-- Exercise objective --
Copy the data that follows, character for character, minus the pictures.

-- Recorded information --
============

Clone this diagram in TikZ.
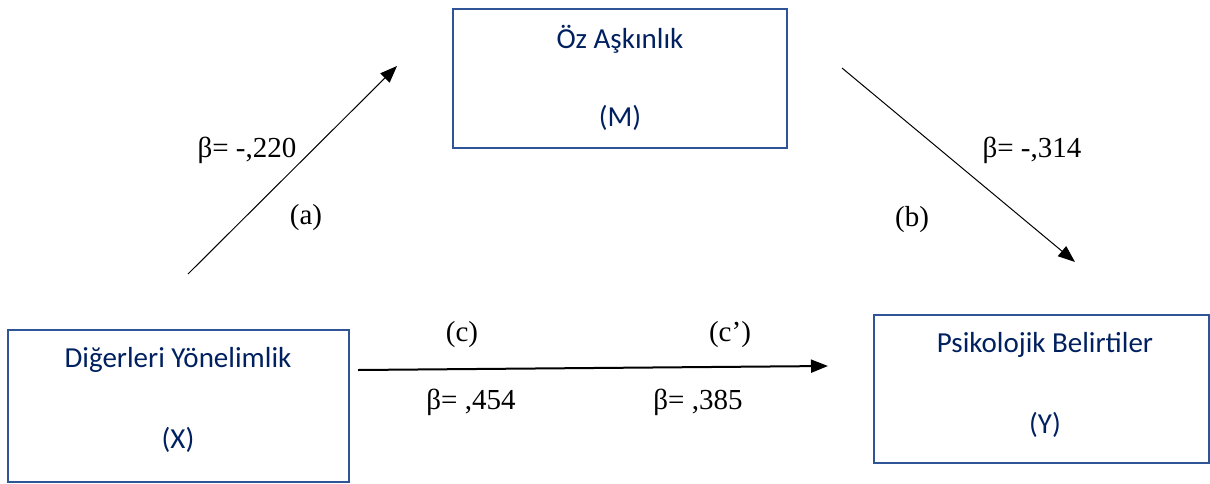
\documentclass[tikz,border=0pt]{standalone}
\usepackage{fontspec}
\setmainfont{Liberation Serif}
\newfontfamily\boxfont{Carlito}
\usetikzlibrary{arrows.meta}
\definecolor{boxblue}{HTML}{2F5597}
\definecolor{navy}{HTML}{002060}
\tikzset{
  varbox/.style={draw=boxblue, line width=2.8pt, rectangle, inner sep=0pt},
  boxtext/.style={font=\boxfont\fontsize{29}{34}\selectfont, text=navy, inner sep=0pt},
  coef/.style={font=\fontsize{29}{34}\selectfont, inner sep=0pt},
  path/.style={draw=black, line width=1pt, -{Triangle[length=17pt,width=13pt]}}
}
\begin{document}
\begin{tikzpicture}[x=1pt,y=-1pt]
\useasboundingbox (0,0) rectangle (1210,483);
% boxes
\node[varbox, minimum width=334pt, minimum height=139pt] (M) at (620,78.5) {};
\node[varbox, minimum width=341pt, minimum height=152pt] (X) at (178.5,406) {};
\node[varbox, minimum width=335pt, minimum height=148pt] (Y) at (1041.5,389) {};
% box texts
\node[boxtext] (Mt) at (620,39) {Öz Aşkınlık};
\node[boxtext] (Ml) at (620,118) {(M)};
\node[boxtext] (Xt) at (178,360) {Diğerleri Yönelimlik};
\node[boxtext] (Xl) at (178,440) {(X)};
\node[boxtext] (Yt) at (1045,345) {Psikolojik Belirtiler};
\node[boxtext] (Yl) at (1045,425) {(Y)};
% connector ends
\coordinate (a0) at (188,274);
\coordinate (a1) at (397,66);
\coordinate (b0) at (842,68);
\coordinate (b1) at (1075,262);
\coordinate (c0) at (358,370);
\coordinate (c1) at (828,366);
\draw[path] (a0) -- (a1);
\draw[path] (b0) -- (b1);
\draw[path, line width=2pt] (c0) -- (c1);
% labels
\node[coef] (la) at (247,150) {β= -,220};
\node[coef] (pa) at (306,218) {(a)};
\node[coef] (lb) at (1032,150) {β= -,314};
\node[coef] (pb) at (912,220) {(b)};
\node[coef] (pc) at (462,335) {(c)};
\node[coef] (pcc) at (730,335) {(c’)};
\node[coef] (lc) at (471,402) {β= ,454};
\node[coef] (lcc) at (698,402) {β= ,385};
\end{tikzpicture}
\end{document}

============

-- Reply to the exercise --
Clone this diagram in TikZ.
\documentclass[tikz,border=0pt]{standalone}
\usepackage{fontspec}
\setmainfont{Liberation Serif}
\newfontfamily\boxfont{Carlito}
\usetikzlibrary{arrows.meta}
\definecolor{boxblue}{HTML}{2F5597}
\definecolor{navy}{HTML}{002060}
\tikzset{
  varbox/.style={draw=boxblue, line width=2.8pt, rectangle, inner sep=0pt},
  boxtext/.style={font=\boxfont\fontsize{29}{34}\selectfont, text=navy, inner sep=0pt},
  coef/.style={font=\fontsize{29}{34}\selectfont, inner sep=0pt},
  path/.style={draw=black, line width=1pt, -{Triangle[length=17pt,width=13pt]}}
}
\begin{document}
\begin{tikzpicture}[x=1pt,y=-1pt]
\useasboundingbox (0,0) rectangle (1210,483);
% boxes
\node[varbox, minimum width=334pt, minimum height=139pt] (M) at (620,78.5) {};
\node[varbox, minimum width=341pt, minimum height=152pt] (X) at (178.5,406) {};
\node[varbox, minimum width=335pt, minimum height=148pt] (Y) at (1041.5,389) {};
% box texts
\node[boxtext] (Mt) at (620,39) {Öz Aşkınlık};
\node[boxtext] (Ml) at (620,118) {(M)};
\node[boxtext] (Xt) at (178,360) {Diğerleri Yönelimlik};
\node[boxtext] (Xl) at (178,440) {(X)};
\node[boxtext] (Yt) at (1045,345) {Psikolojik Belirtiler};
\node[boxtext] (Yl) at (1045,425) {(Y)};
% connector ends
\coordinate (a0) at (188,274);
\coordinate (a1) at (397,66);
\coordinate (b0) at (842,68);
\coordinate (b1) at (1075,262);
\coordinate (c0) at (358,370);
\coordinate (c1) at (828,366);
\draw[path] (a0) -- (a1);
\draw[path] (b0) -- (b1);
\draw[path, line width=2pt] (c0) -- (c1);
% labels
\node[coef] (la) at (247,150) {β= -,220};
\node[coef] (pa) at (306,218) {(a)};
\node[coef] (lb) at (1032,150) {β= -,314};
\node[coef] (pb) at (912,220) {(b)};
\node[coef] (pc) at (462,335) {(c)};
\node[coef] (pcc) at (730,335) {(c’)};
\node[coef] (lc) at (471,402) {β= ,454};
\node[coef] (lcc) at (698,402) {β= ,385};
\end{tikzpicture}
\end{document}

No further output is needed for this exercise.